• DIRECTION: Starting with the first line of the listing, quote each line exactly until and including the one with "const yTicks = [-0.3, -0.2, -0.1, 0.0, 0.1, 0.2, 0.3, 0.4];", leaving pictures out.

• DATA PROVIDED:
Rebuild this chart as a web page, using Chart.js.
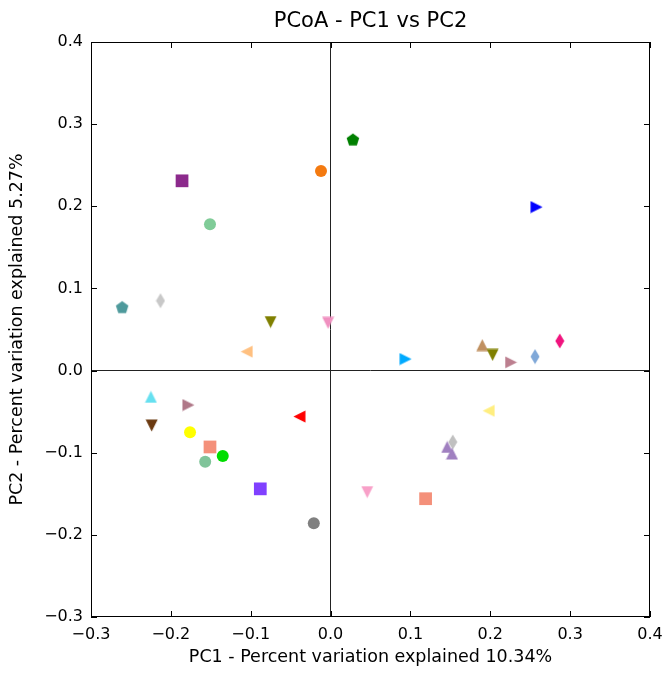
<!DOCTYPE html>
<html>
<head>
<meta charset="utf-8">
<script src="https://cdn.jsdelivr.net/npm/chart.js@4"></script>
<style>
  html, body { margin: 0; padding: 0; background: #fff; }
  #wrap { width: 664px; height: 675px; }
</style>
</head>
<body>
<div id="wrap"><canvas id="pcoa"></canvas></div>
<script>
// coordenadas de cada amostra (PC1, PC2)
const pc1 = [-0.186, -0.012, 0.028, -0.151, -0.261, -0.213, -0.075, -0.003, -0.105,
             0.258, 0.094, 0.190, 0.203, 0.226, 0.256, 0.287,
             -0.225, -0.178, -0.224, -0.176, -0.151, -0.135, -0.157, -0.039, -0.088, -0.021,
             0.046, 0.198, 0.153, 0.146, 0.152, 0.119];
const pc2 = [0.231, 0.243, 0.281, 0.178, 0.077, 0.085, 0.059, 0.058, 0.023,
             0.199, 0.014, 0.031, 0.019, 0.010, 0.017, 0.036,
             -0.032, -0.042, -0.067, -0.075, -0.093, -0.104, -0.111, -0.056, -0.144, -0.186,
             -0.148, -0.049, -0.087, -0.093, -0.101, -0.156];

const xTicks = [-0.3, -0.2, -0.1, 0.0, 0.1, 0.2, 0.3, 0.4];
const yTicks = [-0.3, -0.2, -0.1, 0.0, 0.1, 0.2, 0.3, 0.4];

// marcador de cada amostra (estilo matplotlib)
const markers = ['s', 'o', 'p', 'o', 'p', 'd', 'v', 'v', '<',
                 '>', '>', '^', 'v', '>', 'd', 'd',
                 '^', '>', 'v', 'o', 's', 'o', 'o', '<', 's', 'o',
                 'v', '<', 'd', '^', '^', 's'];
const colours = ['#8c2a8c', '#f47a10', '#008000', '#80cc98', '#4e9a9c', '#c8c8c8', '#808000', '#f090c0', '#ffc080',
                 '#0000ff', '#00aaff', '#c09060', '#808000', '#bc7f8f', '#80a8d8', '#f0147e',
                 '#66e0f0', '#b07888', '#6b3a10', '#ffff00', '#f4907a', '#00dd00', '#80c49a', '#ff0000', '#8040ff', '#808080',
                 '#f8a0c8', '#ffee80', '#c0c0c0', '#a080c0', '#a080c0', '#f4907a'];

const FONT = "'DejaVu Sans', sans-serif";
const fmt = v => v.toFixed(1).replace('-', '\u2212');

// desenha os marcadores que o Chart.js não tem
const cache = {};
function shapeCanvas(kind, colour) {
    const key = kind + colour;
    if (cache[key]) return cache[key];
    const c = document.createElement('canvas');
    const g = c.getContext('2d');
    if (kind === 'p') {
        c.width = 14; c.height = 14;
        g.fillStyle = colour;
        g.beginPath();
        for (let i = 0; i < 5; i++) {
            const a = -Math.PI / 2 + i * 2 * Math.PI / 5;
            const px = 7 + 6.6 * Math.cos(a), py = 7.4 + 6.6 * Math.sin(a);
            i ? g.lineTo(px, py) : g.moveTo(px, py);
        }
    } else if (kind === 'd') {
        c.width = 10; c.height = 16;
        g.fillStyle = colour;
        g.beginPath();
        g.moveTo(5, 0.5); g.lineTo(9.5, 8); g.lineTo(5, 15.5); g.lineTo(0.5, 8);
    } else {
        // triângulo para cima; a rotação vem do Chart.js
        c.width = 13; c.height = 13;
        g.fillStyle = colour;
        g.beginPath();
        g.moveTo(6.5, 0.5); g.lineTo(12.5, 12.5); g.lineTo(0.5, 12.5);
    }
    g.closePath();
    g.fill();
    cache[key] = c;
    return c;
}

const rotations = { '^': 0, 'v': 180, '>': 90, '<': -90 };

function pointStyleFor(i) {
    const m = markers[i];
    if (m === 'o') return 'circle';
    if (m === 's') return 'rect';
    return shapeCanvas(m === 'p' || m === 'd' ? m : 't', colours[i]);
}

// moldura e ticks para dentro, nos quatro lados
const frameTicks = {
    id: 'frameTicks',
    afterDraw(chart) {
        const { ctx, chartArea: a, scales: { x, y } } = chart;
        ctx.save();
        ctx.strokeStyle = '#000';
        ctx.lineWidth = 1;
        ctx.strokeRect(a.left + 0.5, a.top + 0.5, a.right - a.left - 1, a.bottom - a.top - 1);
        ctx.beginPath();
        xTicks.forEach(v => {
            const px = Math.round(x.getPixelForValue(v)) + 0.5;
            ctx.moveTo(px, a.bottom); ctx.lineTo(px, a.bottom - 6);
            ctx.moveTo(px, a.top); ctx.lineTo(px, a.top + 6);
        });
        yTicks.forEach(v => {
            const py = Math.round(y.getPixelForValue(v)) + 0.5;
            ctx.moveTo(a.left, py); ctx.lineTo(a.left + 6, py);
            ctx.moveTo(a.right, py); ctx.lineTo(a.right - 6, py);
        });
        ctx.stroke();
        ctx.restore();
    }
};

const zeroLine = c => (c.tick && c.tick.value === 0) ? '#222' : 'rgba(0,0,0,0)';

new Chart(document.getElementById('pcoa'), {
    type: 'scatter',
    data: {
        datasets: [{
            data: pc1.map((v, i) => ({ x: v, y: pc2[i] })),
            backgroundColor: colours,
            borderColor: colours,
            borderWidth: 0,
            pointStyle: pc1.map((v, i) => pointStyleFor(i)),
            rotation: markers.map(m => rotations[m] || 0),
            radius: markers.map(m => m === 's' ? 9 : 6),
            hoverRadius: markers.map(m => m === 's' ? 9 : 6)
        }]
    },
    options: {
        responsive: true,
        maintainAspectRatio: false,
        animation: false,
        events: [],
        layout: { padding: { top: 9, right: 14, left: 0, bottom: 0 } },
        plugins: {
            legend: { display: false },
            tooltip: { enabled: false },
            title: {
                display: true,
                fullSize: false,
                text: 'PCoA - PC1 vs PC2',
                color: '#000',
                font: { family: FONT, size: 21, weight: 'normal' },
                padding: { top: 0, bottom: 7.8 }
            }
        },
        scales: {
            x: {
                type: 'linear',
                min: -0.3,
                max: 0.4,
                afterBuildTicks: s => { s.ticks = xTicks.map(v => ({ value: v })); },
                afterFit: s => { s.height = 58; s.paddingLeft = 0; s.paddingRight = 0; },
                grid: { color: zeroLine, drawTicks: false, lineWidth: 1 },
                border: { display: false },
                ticks: {
                    color: '#000',
                    padding: 8,
                    maxRotation: 0,
                    font: { family: FONT, size: 16 },
                    callback: v => fmt(v)
                },
                title: {
                    display: true,
                    text: 'PC1 - Percent variation explained 10.34%',
                    color: '#000',
                    font: { family: FONT, size: 17.5 },
                    padding: { top: 0, bottom: 7 }
                }
            },
            y: {
                type: 'linear',
                min: -0.3,
                max: 0.4,
                afterBuildTicks: s => { s.ticks = yTicks.map(v => ({ value: v })); },
                afterFit: s => { s.width = 91; s.paddingTop = 0; s.paddingBottom = 0; },
                grid: { color: zeroLine, drawTicks: false, lineWidth: 1 },
                border: { display: false },
                ticks: {
                    color: '#000',
                    padding: 8,
                    font: { family: FONT, size: 16 },
                    callback: v => fmt(v)
                },
                title: {
                    display: true,
                    text: 'PC2 - Percent variation explained 5.27%',
                    color: '#000',
                    font: { family: FONT, size: 17.5 },
                    padding: { top: 7, bottom: 0 }
                }
            }
        }
    },
    plugins: [frameTicks]
});
</script>
</body>
</html>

• FULL OUTPUT:
Rebuild this chart as a web page, using Chart.js.
<!DOCTYPE html>
<html>
<head>
<meta charset="utf-8">
<script src="https://cdn.jsdelivr.net/npm/chart.js@4"></script>
<style>
  html, body { margin: 0; padding: 0; background: #fff; }
  #wrap { width: 664px; height: 675px; }
</style>
</head>
<body>
<div id="wrap"><canvas id="pcoa"></canvas></div>
<script>
// coordenadas de cada amostra (PC1, PC2)
const pc1 = [-0.186, -0.012, 0.028, -0.151, -0.261, -0.213, -0.075, -0.003, -0.105,
             0.258, 0.094, 0.190, 0.203, 0.226, 0.256, 0.287,
             -0.225, -0.178, -0.224, -0.176, -0.151, -0.135, -0.157, -0.039, -0.088, -0.021,
             0.046, 0.198, 0.153, 0.146, 0.152, 0.119];
const pc2 = [0.231, 0.243, 0.281, 0.178, 0.077, 0.085, 0.059, 0.058, 0.023,
             0.199, 0.014, 0.031, 0.019, 0.010, 0.017, 0.036,
             -0.032, -0.042, -0.067, -0.075, -0.093, -0.104, -0.111, -0.056, -0.144, -0.186,
             -0.148, -0.049, -0.087, -0.093, -0.101, -0.156];

const xTicks = [-0.3, -0.2, -0.1, 0.0, 0.1, 0.2, 0.3, 0.4];
const yTicks = [-0.3, -0.2, -0.1, 0.0, 0.1, 0.2, 0.3, 0.4];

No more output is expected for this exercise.